Hunter Biden was a founding board member of the Beijing-based BHR Partners and served on the company's board when the firm brokered a Chinese state-owned firm's purchase of a Congolese cobalt mine in 2016. China's acquisition of the mine, which had been owned by an American company, gave Beijing a crucial supply of raw materials used to make batteries for electric cars. That same year, BHR Partners bought and sold a stake in Chinese electric vehicle battery maker CATL, the New York Times reported.
Previously unreported emails from Hunter Biden's laptop show that BHR Partners tried to broker a deal in 2015 between the American subsidiary of Chinese company Zhongwang and American aluminum maker Aleris. Zhongwang said the $2.3 billion deal would "strengthen Zhongwang's leadership in [the] aluminum extrusion industry." The Trump and Biden Justice Departments have since indicted Zhongwang and its owner for a scheme to evade tariffs levied against Chinese aluminum makers.
Hunter Biden's work with BHR could prove awkward for his father, who said Tuesday he is "determined to ensure America," not China, "leads the world" in the electric vehicle, aluminum, steel, and semiconductor industries. To reach that goal, Biden imposed a 25 percent tariff on Chinese aluminum and 100 percent tariff on Chinese-made electric vehicles.
The tariffs have already opened Biden up to allegations of political opportunism, with the Republican National Committee calling the tariffs a "last-minute election year ploy to gaslight voters into thinking he is tough on China." A recent Gallup poll showed that just 38 percent of Americans have confidence in Biden's handling of the economy, compared with 46 percent who said they trust Republican presidential nominee Donald Trump.
With Hunter Biden as a board member and major investor, BHR Partners tried to help China gain dominance in some of those very same fields.
BHR Partners, which Biden cofounded in 2013, facilitated China Molybdenum's $2.65 billion purchase of a cobalt and copper mine from the American company Freeport-McMoRan, the Times reported. In 2021, the Biden administration warned that the Chinese government could use its foothold in the cobalt industry to stymie American electric car makers.

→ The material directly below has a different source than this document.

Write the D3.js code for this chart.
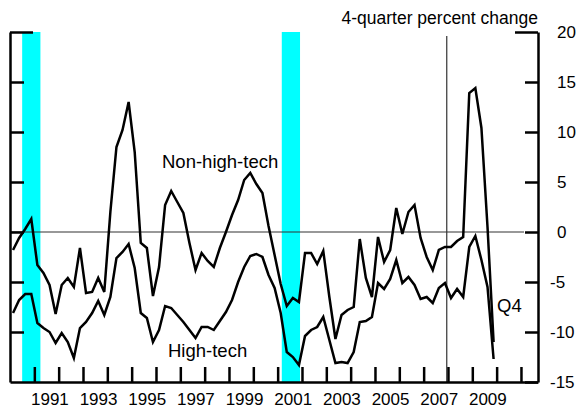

Hunter Biden owned a 10 percent stake in BHR Partners until 2019, but he has claimed he never received a payout from the firm. He transferred ownership of his stake to Hollywood lawyer Kevin Morris, who has paid millions of dollars to cover Biden's legal fees amid the first son's indictment on tax evasion and gun charges. Biden's BHR Partners investment has caused a political headache for Joe Biden, especially amid revelations that Hunter Biden introduced his father to BHR Partners founder Jonathan Li during a vice presidential trip to China in 2013.

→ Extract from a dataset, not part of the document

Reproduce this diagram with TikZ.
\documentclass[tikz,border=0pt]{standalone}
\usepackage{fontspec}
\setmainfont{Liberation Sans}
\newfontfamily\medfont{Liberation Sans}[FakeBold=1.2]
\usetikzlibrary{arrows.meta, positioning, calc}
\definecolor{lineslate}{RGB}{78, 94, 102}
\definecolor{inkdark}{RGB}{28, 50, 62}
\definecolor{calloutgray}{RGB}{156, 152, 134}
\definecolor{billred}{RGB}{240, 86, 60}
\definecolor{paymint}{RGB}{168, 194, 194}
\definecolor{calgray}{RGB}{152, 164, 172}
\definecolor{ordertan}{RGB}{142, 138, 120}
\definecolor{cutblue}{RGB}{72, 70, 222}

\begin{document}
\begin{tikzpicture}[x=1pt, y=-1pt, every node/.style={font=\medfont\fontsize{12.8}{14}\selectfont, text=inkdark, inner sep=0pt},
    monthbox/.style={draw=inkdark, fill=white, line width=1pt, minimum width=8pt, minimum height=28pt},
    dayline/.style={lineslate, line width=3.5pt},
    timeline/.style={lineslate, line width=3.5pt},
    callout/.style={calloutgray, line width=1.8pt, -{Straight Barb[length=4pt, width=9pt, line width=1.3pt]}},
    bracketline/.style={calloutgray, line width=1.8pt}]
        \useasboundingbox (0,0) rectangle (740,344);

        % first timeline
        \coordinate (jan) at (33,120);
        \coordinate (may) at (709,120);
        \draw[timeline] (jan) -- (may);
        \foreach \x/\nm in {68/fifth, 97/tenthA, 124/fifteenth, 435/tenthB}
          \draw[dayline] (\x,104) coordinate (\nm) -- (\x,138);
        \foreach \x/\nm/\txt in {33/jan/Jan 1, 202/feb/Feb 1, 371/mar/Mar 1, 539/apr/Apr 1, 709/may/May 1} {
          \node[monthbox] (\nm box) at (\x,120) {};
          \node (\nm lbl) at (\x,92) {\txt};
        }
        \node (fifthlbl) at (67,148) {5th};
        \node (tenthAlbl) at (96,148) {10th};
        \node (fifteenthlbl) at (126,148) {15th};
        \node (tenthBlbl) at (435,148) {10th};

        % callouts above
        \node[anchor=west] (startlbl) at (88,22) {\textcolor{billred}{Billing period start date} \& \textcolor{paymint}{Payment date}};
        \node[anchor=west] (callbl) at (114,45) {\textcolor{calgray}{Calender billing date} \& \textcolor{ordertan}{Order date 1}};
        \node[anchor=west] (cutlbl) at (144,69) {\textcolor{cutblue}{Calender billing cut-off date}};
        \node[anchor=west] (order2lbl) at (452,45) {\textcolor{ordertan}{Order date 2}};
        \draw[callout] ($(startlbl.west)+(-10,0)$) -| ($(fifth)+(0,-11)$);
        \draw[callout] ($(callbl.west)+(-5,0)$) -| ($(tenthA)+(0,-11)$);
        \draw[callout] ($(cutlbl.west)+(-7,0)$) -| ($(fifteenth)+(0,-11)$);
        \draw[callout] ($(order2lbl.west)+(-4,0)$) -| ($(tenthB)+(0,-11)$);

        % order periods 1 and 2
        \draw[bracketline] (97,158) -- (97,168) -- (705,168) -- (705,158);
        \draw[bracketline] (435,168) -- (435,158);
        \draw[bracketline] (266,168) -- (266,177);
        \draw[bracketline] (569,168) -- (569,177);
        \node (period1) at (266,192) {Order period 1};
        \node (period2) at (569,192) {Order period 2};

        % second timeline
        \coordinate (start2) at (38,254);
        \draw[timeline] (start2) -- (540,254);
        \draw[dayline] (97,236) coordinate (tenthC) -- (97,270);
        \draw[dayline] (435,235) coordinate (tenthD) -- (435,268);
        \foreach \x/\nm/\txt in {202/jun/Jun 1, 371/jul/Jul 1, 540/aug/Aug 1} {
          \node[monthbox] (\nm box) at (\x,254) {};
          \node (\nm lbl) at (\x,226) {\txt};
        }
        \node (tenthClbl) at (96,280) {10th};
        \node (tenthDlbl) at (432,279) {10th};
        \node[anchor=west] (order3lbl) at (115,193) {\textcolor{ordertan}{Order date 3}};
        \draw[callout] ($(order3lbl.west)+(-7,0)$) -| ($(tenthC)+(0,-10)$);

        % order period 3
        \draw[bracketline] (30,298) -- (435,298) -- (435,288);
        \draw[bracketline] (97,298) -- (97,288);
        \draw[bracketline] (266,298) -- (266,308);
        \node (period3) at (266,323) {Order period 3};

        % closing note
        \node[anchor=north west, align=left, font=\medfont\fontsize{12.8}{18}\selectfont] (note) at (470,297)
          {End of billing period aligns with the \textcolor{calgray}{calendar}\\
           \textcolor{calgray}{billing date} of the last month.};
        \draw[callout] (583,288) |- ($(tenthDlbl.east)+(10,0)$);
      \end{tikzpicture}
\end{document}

In March 2015, BHR Partners executives updated Hunter Biden and his associates on Zhongwang's interests in purchasing Aleris. Paul Yang, a BHR Partners executive, said the firm was in talks with Zhongwang about the purchase of Aleris, which the Chinese firm saw as a "strong strategic fit." Yang said BHR Partners had "a very successful 2nd meeting" with Zhongwang about the deal.
Yang also suggested Zhongwang wanted to keep its interest in the purchase a secret from Aleris and allow BHR Partners to serve as the lead negotiator.

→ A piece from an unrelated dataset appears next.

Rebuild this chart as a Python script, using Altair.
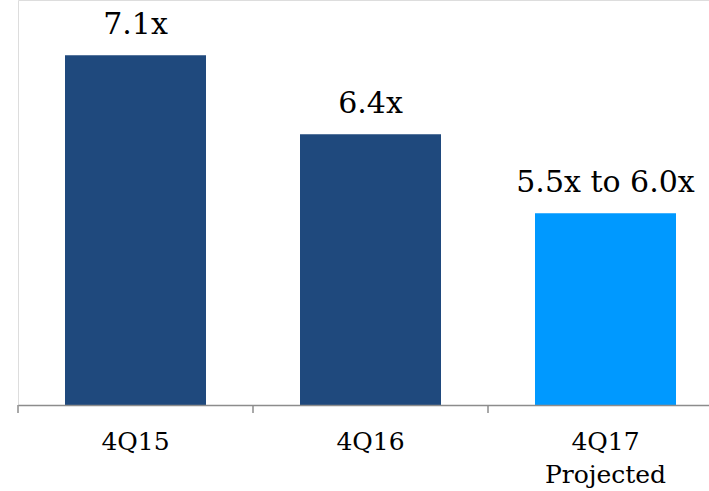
import altair as alt
import pandas as pd

periods = ["4Q15", "4Q16", "4Q17"]
values = [7.1, 6.4, 5.7]
labels = ["7.1x", "6.4x", "5.5x to 6.0x"]
colors = ["#1F497D", "#1F497D", "#0099FF"]
base_value = 4

df = pd.DataFrame({"period": periods, "value": values, "label": labels, "color": colors, "base": [base_value] * 3})

SERIF = "DejaVu Serif"

x = alt.X(
    "period:N",
    sort=periods,
    title=None,
    scale=alt.Scale(range=[0, 705], paddingInner=0.4, paddingOuter=0.2),
    axis=alt.Axis(
        labelAngle=0,
        labelFont=SERIF,
        labelFontSize=25,
        labelColor="#000000",
        labelBaseline="alphabetic",
        labelPadding=44,
        labelLineHeight=33,
        labelExpr="datum.value == '4Q17' ? ['4Q17', 'Projected'] : datum.value",
        domainColor="#8c8c8c",
        domainWidth=1.5,
        ticks=False,
        grid=False,
        zindex=1,
    ),
)
y = alt.Y("value:Q", scale=alt.Scale(domain=[4, 7.59], zero=False, nice=False), axis=None)

bars = alt.Chart(df).mark_bar().encode(
    x=x, y=y, y2="base:Q", color=alt.Color("color:N", scale=None)
)
ticks = alt.Chart(df).mark_rule(color="#8c8c8c", strokeWidth=1.5, xOffset=-47).encode(
    x=alt.X("period:N", sort=periods, bandPosition=0),
    y=alt.value(405),
    y2=alt.value(413),
)
text = alt.Chart(df).mark_text(
    baseline="alphabetic", dy=-21, font=SERIF, fontSize=30, color="#000000"
).encode(x=alt.X("period:N", sort=periods), y="value:Q", text="label:N")

chart = (
    alt.layer(bars, ticks, text)
    .properties(
        width=691,
        height=405,
        autosize=alt.AutoSizeParams(type="none"),
        padding={"left": 18, "top": 0, "right": 0, "bottom": 86},
    )
    .configure_view(stroke=None)
    .configure(background="#ffffff")
)

chart.save("out.html", embed_options={"renderer": "svg", "actions": False})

"Zhongwang specifically pointed out that, at this stage they prefer its name not to be disclosed to Oaktree, and prefer BHR to be in direct negotiation with … Aleris," Yang wrote.
Other emails show the BHR Partners consortium held conference calls and board meetings to discuss the potential Zhongwang-Aleris deal. In November 2015, a Hunter Biden associate said in an email that BHR Partners said Aleris was "still an attractive target."
Zhongwang announced a $2.3 billion bid for Aleris in August 2016, though it is unclear if BHR Partners was involved in the final deal. A bipartisan group of lawmakers opposed the proposed deal and urged the Obama administration to block it out of concerns that Zhongwang's purchase of Aleris "would directly undermine our national security" by "jeopardizing" the manufacture of sensitive technologies and "further imperiling U.S. defense interests."
Zhongwang dropped the bid in November 2017 after failing to win approval from the U.S. government's Committee on Foreign Investment in the United States. The Trump Justice Department in July 2019 indicted Zhongwang, its owner, and affiliated companies for scheming to avoid paying $1.8 billion in tariffs on aluminum products.